My use case for publishing 8K (and in future 9K, 10K or 11K) videos is the possibility to make video captures and crops of these and still end ap with for example a portrait of Greta Thunberg in a reasonable resolution for a jpeg. Also I make videos of events that will may be only become interesting to historians in a hundred years, when i am long dead. I have this documents in 8K and i can now upload them in high quality, but this would be lost,, if i uploaded only 480p. But I am all for deleting this videos of mitochandria, should they ever be needed you can always make new one's, it is not as if mitochondria have changed a lot since cinema was invented 47 years ago.

add: TIFFs and PDFs (and sometimes even PNGs) are bigger than 4GiB too.

https://archive.org/details/Scotichronicon was extracted from 4K video. The text is readable but not particularly sharp.

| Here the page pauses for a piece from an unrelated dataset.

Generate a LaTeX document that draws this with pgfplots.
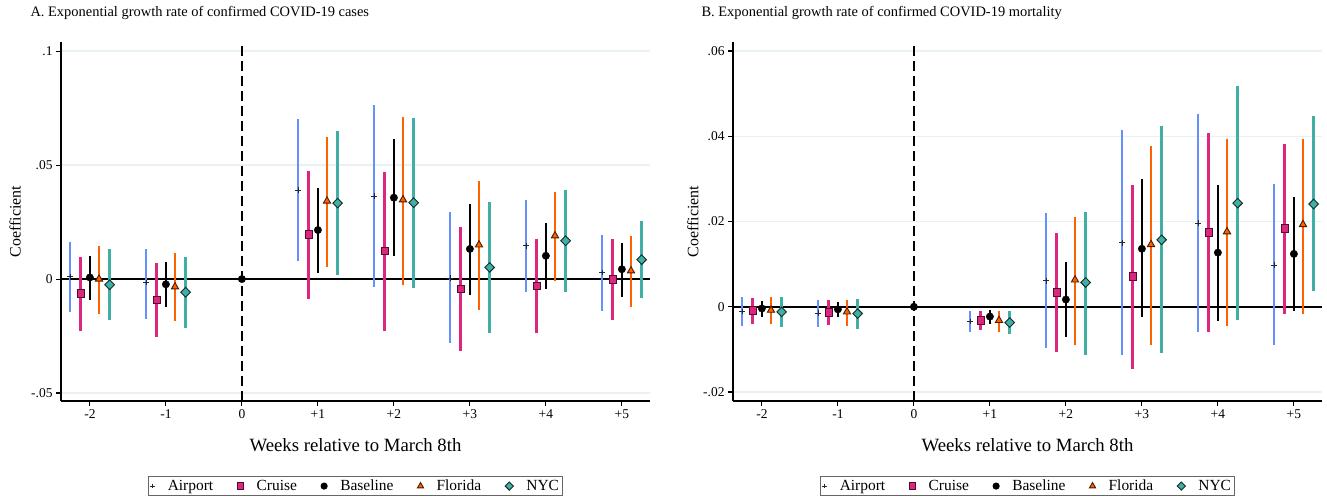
\documentclass[border=0pt]{standalone}
\usepackage{fontspec}
\setmainfont{Liberation Serif}
\usepackage{pgfplots}
\usepackage{pgfplotstable}
\pgfplotsset{compat=1.18}

\definecolor{cAir}{RGB}{100,143,255}
\definecolor{cCru}{RGB}{220,38,127}
\definecolor{cFla}{RGB}{254,97,0}
\definecolor{cNyc}{RGB}{64,176,166}
\definecolor{gridc}{RGB}{234,241,243}

% panel A: cases
\pgfplotstableread{
w y lo hi
-2 0.0010 -0.0143 0.0164
-1 -0.0016 -0.0175 0.0132
1 0.0390 0.0079 0.0702
2 0.0365 -0.0034 0.0763
3 0.0004 -0.0279 0.0294
4 0.0146 -0.0057 0.0347
5 0.0028 -0.0140 0.0193
}\AAir
\pgfplotstableread{
w y lo hi
-2 -0.0064 -0.0227 0.0096
-1 -0.0092 -0.0254 0.0070
1 0.0196 -0.0088 0.0474
2 0.0123 -0.0228 0.0469
3 -0.0044 -0.0314 0.0228
4 -0.0031 -0.0235 0.0175
5 -0.0003 -0.0180 0.0175
}\ACru
\pgfplotstableread{
w y lo hi
-2 0.0007 -0.0092 0.0101
-1 -0.0023 -0.0123 0.0075
0 0 0 0
1 0.0215 0.0028 0.0398
2 0.0357 0.0102 0.0614
3 0.0132 -0.0069 0.0329
4 0.0102 -0.0044 0.0246
5 0.0043 -0.0079 0.0158
}\ABas
\pgfplotstableread{
w y lo hi
-2 0.0000 -0.0152 0.0145
-1 -0.0034 -0.0184 0.0114
1 0.0342 0.0053 0.0623
2 0.0348 -0.0026 0.0711
3 0.0150 -0.0136 0.0430
4 0.0190 -0.0009 0.0382
5 0.0036 -0.0123 0.0189
}\AFla
\pgfplotstableread{
w y lo hi
-2 -0.0025 -0.0180 0.0132
-1 -0.0058 -0.0215 0.0096
1 0.0333 0.0019 0.0649
2 0.0335 -0.0039 0.0706
3 0.0051 -0.0235 0.0338
4 0.0168 -0.0057 0.0390
5 0.0085 -0.0083 0.0254
}\ANyc

% panel B: mortality
\pgfplotstableread{
w y lo hi
-2 -0.0011 -0.0044 0.0023
-1 -0.0015 -0.0048 0.0016
1 -0.0035 -0.0060 -0.0009
2 0.0061 -0.0097 0.0220
3 0.0150 -0.0114 0.0414
4 0.0196 -0.0058 0.0451
5 0.0098 -0.0090 0.0288
}\BAir
\pgfplotstableread{
w y lo hi
-2 -0.0009 -0.0041 0.0021
-1 -0.0014 -0.0043 0.0016
1 -0.0032 -0.0055 -0.0009
2 0.0034 -0.0107 0.0173
3 0.0071 -0.0147 0.0285
4 0.0174 -0.0060 0.0407
5 0.0183 -0.0018 0.0381
}\BCru
\pgfplotstableread{
w y lo hi
-2 -0.0004 -0.0023 0.0014
-1 -0.0006 -0.0023 0.0011
0 0 0 0
1 -0.0023 -0.0041 -0.0007
2 0.0017 -0.0072 0.0105
3 0.0136 -0.0025 0.0299
4 0.0127 -0.0034 0.0285
5 0.0124 -0.0011 0.0257
}\BBas
\pgfplotstableread{
w y lo hi
-2 -0.0008 -0.0041 0.0023
-1 -0.0012 -0.0046 0.0016
1 -0.0032 -0.0058 -0.0009
2 0.0063 -0.0090 0.0211
3 0.0146 -0.0090 0.0377
4 0.0176 -0.0046 0.0393
5 0.0193 -0.0016 0.0393
}\BFla
\pgfplotstableread{
w y lo hi
-2 -0.0012 -0.0048 0.0023
-1 -0.0016 -0.0051 0.0019
1 -0.0037 -0.0065 -0.0009
2 0.0057 -0.0112 0.0222
3 0.0157 -0.0109 0.0423
4 0.0243 -0.0030 0.0517
5 0.0241 0.0036 0.0447
}\BNyc

\pgfplotsset{
  panel/.style={
    width=589bp, height=359bp, scale only axis,
    xmin=-2.38, xmax=5.37,
    axis x line*=bottom, axis y line*=left,
    axis line style={line width=1.1bp},
    xtick={-2,...,5}, xticklabels={-2,-1,0,+1,+2,+3,+4,+5},
    scaled y ticks=false,
    tick align=outside, major tick length=5bp,
    every tick/.style={black, line width=1.1bp},
    ymajorgrids, major grid style={gridc, line width=1.3bp},
    tick label style={font=\fontsize{13.5}{15}\selectfont},
    xlabel={Weeks relative to March 8th},
    ylabel={Coefficient},
    xlabel style={at={(rel axis cs:0.5,-0.122)}, anchor=center, font=\fontsize{18.8}{20}\selectfont},
    clip=false,
    legend columns=5,
    legend style={at={(0.5,-0.237)}, anchor=center, draw=black!60, line width=0.8bp,
      font=\fontsize{15.5}{17}\selectfont, inner sep=1.5bp,
      /tikz/every odd column/.append style={column sep=11bp},
      /tikz/every even column/.append style={column sep=22bp}},
    legend image post style={scale=0.85},
    error bars/y dir=both, error bars/y explicit, error bars/error mark=none,
  },
  ci/.style={only marks, error bars/error bar style={#1, line width=2.6bp}},
  airport/.style={ci=cAir, mark=+, mark size=2.8bp, black!85, mark options={line width=0.7bp}},
  cruise/.style={ci=cCru, mark=square*, mark size=3.8bp, mark options={fill=cCru, draw=black!65!cCru, line width=0.9bp}},
  baseline/.style={ci=black, mark=*, mark size=3.7bp, mark options={fill=black, draw=black}},
  florida/.style={ci=cFla, mark=triangle*, mark size=4.2bp, mark options={fill=cFla, draw=black!70!cFla, line width=0.9bp}},
  nyc/.style={ci=cNyc, mark=square*, mark size=3.4bp, mark options={rotate=45, fill=cNyc, draw=black!75!cNyc, line width=0.9bp}},
}

\newcommand{\series}[3]{%
  \addplot[#1] table[x expr=\thisrow{w}+#2, y=y,
    y error plus expr=\thisrow{hi}-\thisrow{y},
    y error minus expr=\thisrow{y}-\thisrow{lo}] {#3};}

\begin{document}
\begin{tikzpicture}
\useasboundingbox (0,0) rectangle (1327bp,498bp);

\begin{axis}[panel, at={(61bp,97bp)}, anchor=south west,
    ymin=-0.0535, ymax=0.104,
    ytick={-0.05,0,0.05,0.1}, yticklabels={-.05,0,.05,.1},
    ylabel style={at={(rel axis cs:-0.078,0.5)}, anchor=center, font=\fontsize{16}{18}\selectfont}]
  \draw[black, line width=2.3bp] (axis cs:-2.38,0) -- (axis cs:5.37,0);
  \draw[black, line width=2.3bp, dash pattern=on 10bp off 5bp] (axis cs:0,-0.0535) -- (axis cs:0,0.104);
  \series{airport}{-0.26}{\AAir}
  \addlegendentry{Airport}
  \series{cruise}{-0.12}{\ACru}
  \addlegendentry{Cruise}
  \series{baseline}{0}{\ABas}
  \addlegendentry{Baseline}
  \series{florida}{0.12}{\AFla}
  \addlegendentry{Florida}
  \series{nyc}{0.26}{\ANyc}
  \addlegendentry{NYC}
\end{axis}

\begin{axis}[panel, at={(733bp,97bp)}, anchor=south west,
    ymin=-0.0221, ymax=0.0621,
    ytick={-0.02,0,0.02,0.04,0.06}, yticklabels={-.02,0,.02,.04,.06},
    ylabel style={at={(rel axis cs:-0.068,0.5)}, anchor=center, font=\fontsize{16}{18}\selectfont}]
  \draw[black, line width=2.3bp] (axis cs:-2.38,0) -- (axis cs:5.37,0);
  \draw[black, line width=2.3bp, dash pattern=on 10bp off 5bp] (axis cs:0,-0.0221) -- (axis cs:0,0.0621);
  \series{airport}{-0.26}{\BAir}
  \addlegendentry{Airport}
  \series{cruise}{-0.12}{\BCru}
  \addlegendentry{Cruise}
  \series{baseline}{0}{\BBas}
  \addlegendentry{Baseline}
  \series{florida}{0.12}{\BFla}
  \addlegendentry{Florida}
  \series{nyc}{0.26}{\BNyc}
  \addlegendentry{NYC}
\end{axis}

\node[anchor=west, font=\fontsize{14.5}{16}\selectfont] at (27bp,485bp) {A. Exponential growth rate of confirmed COVID-19 cases};
\node[anchor=west, font=\fontsize{14.5}{16}\selectfont] at (698bp,485bp) {B. Exponential growth rate of confirmed COVID-19 mortality};
\end{tikzpicture}
\end{document}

This is the only digital version of the Scotichronicon in existence as far as I know, and it exists by virtue of CGP Grey including a time-lapse in one of his videos where he shows himself turning the pages as he searches the book for a name. If the original video had been 8K120 there would be fewer missing pages and the text would be crisper. If it had been 1080p.. woof.

https://commons.wikimedia.org/wiki/File:Doria_Ragland_VOA.jpg was extracted from a 720p video. Clearly 480p would have been more than enough. https://commons.wikimedia.org/wiki/File:Bryn_Kenney_2015.jpg was extracted from a "probably overkill" 1080p source. I wouldn't call that overkill, and that's the best image we have of him.

add: TIFFs and PDFs (and sometimes even PNGs) are bigger than 4GiB too.

It should be noted, that many (not all) of the tiff cases are due to using no lossless compression.